Fox Hires Britt McHenry: What Was Former ESPN Reporter Accused Of?

Former ESPN reporter Britt McHenry with former Major League Baseball player Pete Rose after an interview at The Ballpark at Harbor Yard on June 16, 2014 in Bridgeport, Connecticut. McHenry was let go by ESPN in 2017 and has now been hired by Fox News. Christopher Pasatieri/Getty Images

Britt McHenry, the former ESPN reporter who was suspended after insulting a tow lot employee, has been hired by Fox News.

According to TheWrap, McHenry will provide commentary on Fox Nation, the network's new 24-hour digital streaming service.

McHenry, who currently hosts Like It Or Not on Washington D.C.'s local WTTG Fox 5, rose to prominence for the wrong reasons in 2015 when working as an ESPN reporter. The sports network suspended her for a week after a video of her berating a towing company employee was released by LiveLeak.

"I'm in the news, sweetheart, I will fucking sue this place," McHenry could be heard saying. When the clerk threatened that they would make the recording public, she continued to be rude, mocking the clerk's appearance. "Lose some weight baby girl," she said.

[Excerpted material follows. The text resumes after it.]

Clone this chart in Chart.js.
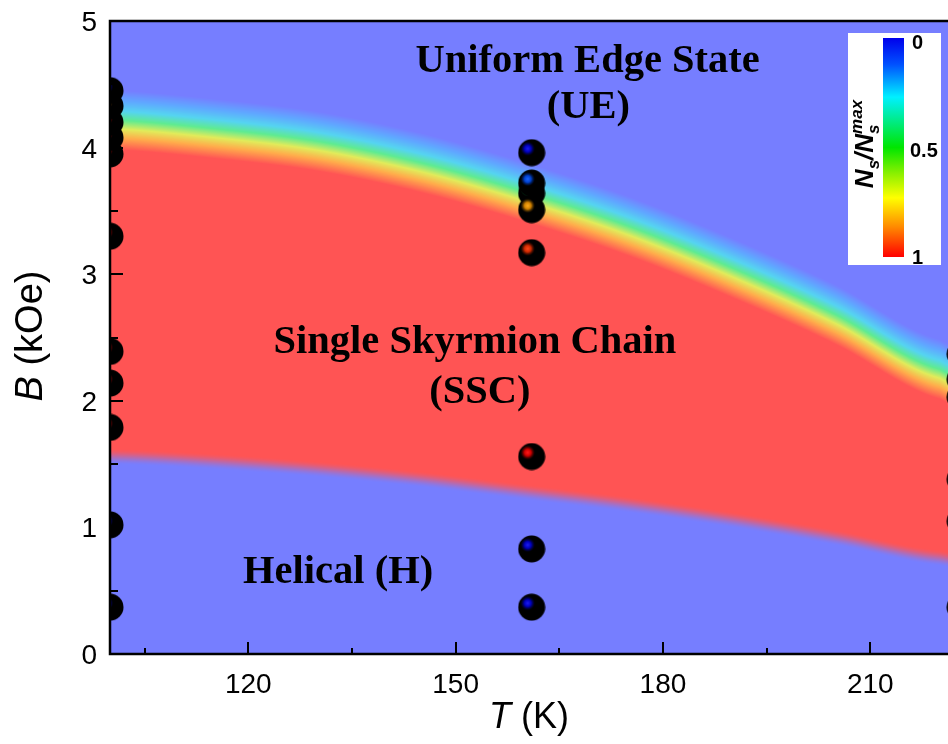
<!DOCTYPE html>
<html>
<head>
<meta charset="utf-8">
<script src="https://cdn.jsdelivr.net/npm/chart.js@4"></script>
<style>
html, body { margin: 0; padding: 0; overflow: hidden; background: #fff; }
canvas { display: block; }
</style>
</head>
<body>
<canvas id="phase" width="974" height="744"></canvas>
<script>
// phase boundaries (T in K, B in kOe)
const boundaryT = [100, 115, 130, 145, 160, 175, 190, 205, 220];
const upperB = [4.22, 4.15, 4.05, 3.88, 3.65, 3.38, 3.05, 2.68, 2.25];
const lowerB = [1.56, 1.52, 1.46, 1.38, 1.28, 1.18, 1.06, 0.92, 0.76];

// measured points, with their Ns/Ns_max
const measuredT = [100, 161, 223];
const fieldsT100 = [0.37, 1.02, 1.79, 2.14, 2.39, 3.3, 3.95, 4.08, 4.2, 4.33, 4.45];
const ratioT100 = [0, 0, 1, 1, 1, 1, 1, 1, 1, 0.85, 0];
const fieldsT161 = [0.37, 0.83, 1.56, 3.17, 3.64, 3.51, 3.72, 3.96];
const ratioT161 = [0, 0, 1, 0.95, 0.4, 0.84, 0.12, 0];
const fieldsT223 = [0.37, 1.05, 1.38, 2.03, 2.17, 2.37];
const ratioT223 = [0, 1, 1, 0.95, 0.6, 0.2];

// axis ticks
const xTicks = [120, 150, 180, 210];
const xMinor = [105, 135, 165, 195];
const yTicks = [0, 1, 2, 3, 4, 5];
const yMinor = [0.5, 1.5, 2.5, 3.5, 4.5];

const labels = [
  { text: 'Uniform Edge State', T: 169.1, B: 4.60 },
  { text: '(UE)', T: 169.2, B: 4.234 },
  { text: 'Single Skyrmion Chain', T: 152.8, B: 2.378 },
  { text: '(SSC)', T: 153.5, B: 1.983 },
  { text: 'Helical (H)', T: 133.0, B: 0.561 }
];

const bandWidth = 0.47;
const lowerBlur = 0.13;
const bg = [118, 126, 255];
const plotStops = [
  [0.00, [118, 126, 255]],
  [0.18, [95, 168, 255]],
  [0.35, [85, 212, 240]],
  [0.50, [95, 235, 145]],
  [0.65, [225, 235, 90]],
  [0.80, [255, 172, 75]],
  [1.00, [255, 84, 84]]
];
const jetStops = [
  [0.00, [0, 0, 235]],
  [0.12, [0, 80, 255]],
  [0.27, [0, 240, 255]],
  [0.50, [0, 230, 0]],
  [0.62, [140, 240, 0]],
  [0.73, [255, 255, 0]],
  [0.86, [255, 140, 0]],
  [1.00, [255, 0, 0]]
];

function ramp(stops, v) {
  for (let i = 1; i < stops.length; i++) {
    if (v <= stops[i][0]) {
      const [p0, c0] = stops[i - 1], [p1, c1] = stops[i];
      const t = (v - p0) / (p1 - p0);
      return c0.map((c, k) => c + t * (c1[k] - c));
    }
  }
  return stops[stops.length - 1][1];
}

function spline(xs, ys, x) {
  const n = xs.length;
  if (x <= xs[0]) return ys[0] + (x - xs[0]) * (ys[1] - ys[0]) / (xs[1] - xs[0]);
  if (x >= xs[n - 1]) return ys[n - 1] + (x - xs[n - 1]) * (ys[n - 1] - ys[n - 2]) / (xs[n - 1] - xs[n - 2]);
  let i = 0;
  while (x > xs[i + 1]) i++;
  const t = (x - xs[i]) / (xs[i + 1] - xs[i]);
  const p0 = ys[Math.max(i - 1, 0)], p1 = ys[i], p2 = ys[i + 1], p3 = ys[Math.min(i + 2, n - 1)];
  const t2 = t * t, t3 = t2 * t;
  return 0.5 * (2 * p1 + (p2 - p0) * t + (2 * p0 - 5 * p1 + 4 * p2 - p3) * t2 + (3 * p1 - p0 - 3 * p2 + p3) * t3);
}

function sphere(v) {
  const c = document.createElement('canvas');
  c.width = c.height = 28;
  const g = c.getContext('2d');
  g.beginPath();
  g.arc(14, 14, 13.5, 0, Math.PI * 2);
  g.fillStyle = '#000';
  g.fill();
  const col = ramp(jetStops, v).map(k => Math.round(k * 0.9));
  const grad = g.createRadialGradient(10, 10, 0, 10, 10, 7.5);
  grad.addColorStop(0, `rgb(${col.map(k => Math.min(255, k + 30)).join(',')})`);
  grad.addColorStop(0.45, `rgba(${col.join(',')},0.9)`);
  grad.addColorStop(0.8, `rgba(${col.map(k => Math.round(k * 0.4)).join(',')},0.5)`);
  grad.addColorStop(1, 'rgba(0,0,0,0)');
  g.fillStyle = grad;
  g.beginPath();
  g.arc(14, 14, 13.5, 0, Math.PI * 2);
  g.fill();
  return c;
}

const groups = [
  [measuredT[0], fieldsT100, ratioT100],
  [measuredT[1], fieldsT161, ratioT161],
  [measuredT[2], fieldsT223, ratioT223]
];
const datasets = groups.map(([T, fields, ratios]) => ({
  data: fields.map(B => ({ x: T, y: B })),
  pointStyle: ratios.map(sphere),
  pointRadius: 13.5,
  showLine: false
}));

const fieldMap = {
  id: 'fieldMap',
  beforeDatasetsDraw(chart) {
    const { ctx, chartArea: a, scales: { x, y } } = chart;
    const w = Math.round(a.right - a.left), h = Math.round(a.bottom - a.top);
    const img = ctx.createImageData(w, h);
    const lut = [];
    for (let i = 0; i <= 255; i++) lut.push(ramp(plotStops, i / 255));
    for (let i = 0; i < w; i++) {
      const T = x.getValueForPixel(a.left + i + 0.5);
      const up = spline(boundaryT, upperB, T), lo = spline(boundaryT, lowerB, T);
      for (let j = 0; j < h; j++) {
        const B = y.getValueForPixel(a.top + j + 0.5);
        const v = Math.min(1, Math.max(0, 0.5 - (B - up) / bandWidth));
        const c = lut[Math.round(v * 255)];
        let m = Math.min(1, Math.max(0, 0.5 + (lo - B) / lowerBlur));
        m = m * m * (3 - 2 * m);
        const k = (j * w + i) * 4;
        img.data[k] = c[0] + m * (bg[0] - c[0]);
        img.data[k + 1] = c[1] + m * (bg[1] - c[1]);
        img.data[k + 2] = c[2] + m * (bg[2] - c[2]);
        img.data[k + 3] = 255;
      }
    }
    ctx.putImageData(img, a.left, a.top);
  },
  afterDatasetsDraw(chart) {
    const { ctx, scales: { x, y } } = chart;
    ctx.save();
    ctx.fillStyle = '#000';
    ctx.font = 'bold 40.5px "Liberation Serif", "Times New Roman", serif';
    ctx.textAlign = 'center';
    ctx.textBaseline = 'alphabetic';
    labels.forEach(l => ctx.fillText(l.text, x.getPixelForValue(l.T), y.getPixelForValue(l.B)));

    // colour bar
    ctx.fillStyle = '#fff';
    ctx.fillRect(848, 33, 93, 232);
    const grad = ctx.createLinearGradient(0, 38, 0, 257);
    jetStops.forEach(([p, c]) => grad.addColorStop(p, `rgb(${c.join(',')})`));
    ctx.fillStyle = grad;
    ctx.fillRect(883, 38, 21, 219);
    ctx.fillStyle = '#000';
    ctx.font = 'bold 20px "Liberation Sans", Arial, sans-serif';
    ctx.textAlign = 'left';
    ctx.textBaseline = 'middle';
    ctx.fillText('0', 912, 43);
    ctx.fillText('0.5', 910, 151);
    ctx.fillText('1', 912, 258);

    const runs = [
      ['N', 26, 0, true], ['s', 17, 6, true], ['/', 26, 0, true], ['N', 26, 0, true],
      ['s', 17, 6, false], ['max', 17, -11, true]
    ];
    let total = 0;
    runs.forEach(([t, f, , adv]) => {
      ctx.font = `italic bold ${f}px "Liberation Sans", Arial, sans-serif`;
      if (adv) total += ctx.measureText(t).width;
    });
    ctx.translate(873, 144 + total / 2);
    ctx.rotate(-Math.PI / 2);
    ctx.textBaseline = 'alphabetic';
    let px = 0;
    runs.forEach(([t, f, dy, adv]) => {
      ctx.font = `italic bold ${f}px "Liberation Sans", Arial, sans-serif`;
      ctx.fillText(t, px, dy);
      if (adv) px += ctx.measureText(t).width;
    });
    ctx.restore();
  },
  afterDraw(chart) {
    const { ctx, chartArea: a, scales: { x, y } } = chart;
    ctx.save();
    ctx.strokeStyle = '#000';
    ctx.lineWidth = 2.5;
    ctx.beginPath();
    ctx.moveTo(a.right + 2, a.top);
    ctx.lineTo(a.left, a.top);
    ctx.lineTo(a.left, a.bottom);
    ctx.lineTo(a.right + 2, a.bottom);
    ctx.stroke();

    ctx.lineWidth = 2;
    ctx.beginPath();
    xTicks.forEach(v => { const p = Math.round(x.getPixelForValue(v)); ctx.moveTo(p, a.bottom); ctx.lineTo(p, a.bottom - 12); });
    xMinor.forEach(v => { const p = Math.round(x.getPixelForValue(v)); ctx.moveTo(p, a.bottom); ctx.lineTo(p, a.bottom - 6); });
    yTicks.forEach(v => { const p = Math.round(y.getPixelForValue(v)); ctx.moveTo(a.left, p); ctx.lineTo(a.left + 13, p); });
    yMinor.forEach(v => { const p = Math.round(y.getPixelForValue(v)); ctx.moveTo(a.left, p); ctx.lineTo(a.left + 8, p); });
    ctx.stroke();

    ctx.fillStyle = '#000';
    ctx.font = '28px "Liberation Sans", Arial, sans-serif';
    ctx.textBaseline = 'alphabetic';
    ctx.textAlign = 'center';
    xTicks.forEach(v => ctx.fillText(String(v), x.getPixelForValue(v), 693));
    ctx.textAlign = 'right';
    yTicks.forEach(v => ctx.fillText(String(v), 97, y.getPixelForValue(v) + 10));

    // axis titles, italic symbol + upright unit
    ctx.textAlign = 'left';
    ctx.font = 'italic 36px "Liberation Sans", Arial, sans-serif';
    const tW = ctx.measureText('T').width;
    ctx.font = '36px "Liberation Sans", Arial, sans-serif';
    const uW = ctx.measureText(' (K)').width;
    let sx = 529 - (tW + uW) / 2;
    ctx.font = 'italic 36px "Liberation Sans", Arial, sans-serif';
    ctx.fillText('T', sx, 728);
    ctx.font = '36px "Liberation Sans", Arial, sans-serif';
    ctx.fillText(' (K)', sx + tW, 728);

    ctx.translate(42, 336);
    ctx.rotate(-Math.PI / 2);
    ctx.font = 'italic 38px "Liberation Sans", Arial, sans-serif';
    const bW = ctx.measureText('B').width;
    ctx.font = '38px "Liberation Sans", Arial, sans-serif';
    const kW = ctx.measureText(' (kOe)').width;
    sx = -(bW + kW) / 2;
    ctx.font = 'italic 38px "Liberation Sans", Arial, sans-serif';
    ctx.fillText('B', sx, 0);
    ctx.font = '38px "Liberation Sans", Arial, sans-serif';
    ctx.fillText(' (kOe)', sx + bW, 0);
    ctx.restore();
  }
};

new Chart(document.getElementById('phase'), {
  type: 'scatter',
  data: { datasets },
  options: {
    responsive: false,
    animation: false,
    events: [],
    layout: { autoPadding: false, padding: { top: 21, right: 0, bottom: 0, left: 0 } },
    plugins: { legend: { display: false }, tooltip: { enabled: false } },
    scales: {
      x: {
        type: 'linear', min: 100, max: 225,
        grid: { display: false }, border: { display: false }, ticks: { display: false },
        afterFit: s => { s.height = 90; }
      },
      y: {
        type: 'linear', min: 0, max: 5,
        grid: { display: false }, border: { display: false }, ticks: { display: false },
        afterFit: s => { s.width = 110; }
      }
    }
  },
  plugins: [fieldMap]
});
</script>
</body>
</html>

McHenry subsequently apologized in a tweet, admitting she had let her emotions got the better of her.

"In an intense and stressful moment, I allowed my emotions to get the best of me and said some insulting and regrettable things," she wrote.

"As frustrated as I was, I should always choose to be respectful and take the high road. I am so sorry for my actions and will learn from this mistake."

The towing company subsequently issued a statement saying they did not want to see McHenry suspended or sacked because of the incident.

In April 2017, the New Jersey native announced she was being laid off by ESPN and left the company soon afterward in one of its first cost-cutting rounds.

A year later, she was involved in further controversy after suggesting the sports network had demoted her because of her race and because of her salary.

"I was demoted because I was white & I made too much. First to go," McHenry tweeted, before deleting her post soon afterward.

In an interview with Deadspin after the incident, McHenry retracted some of her comments, admitting a number of reasons had contributed to ESPN's decision.

"I think there were a number of factors into laying me off," McHenry was quoted as saying in May this year. "I wish nothing but the best for the people there."

In October 2017, less than six months after leaving ESPN, McHenry had criticized the network's decision to suspend anchor Jemele Hill, who was temporarily laid off after suggesting for a second time that Dallas Cowboys fans should boycott the team's sponsors.

"If you go after advertisers like Ford, Bank of America, AT&T, those advertisers are also on ESPN, so not only are you violating the social media policy for the second time in a row, you're attacking the company's bottom line so they have a serious issue," she told FOX Business Network's Stuart Varney.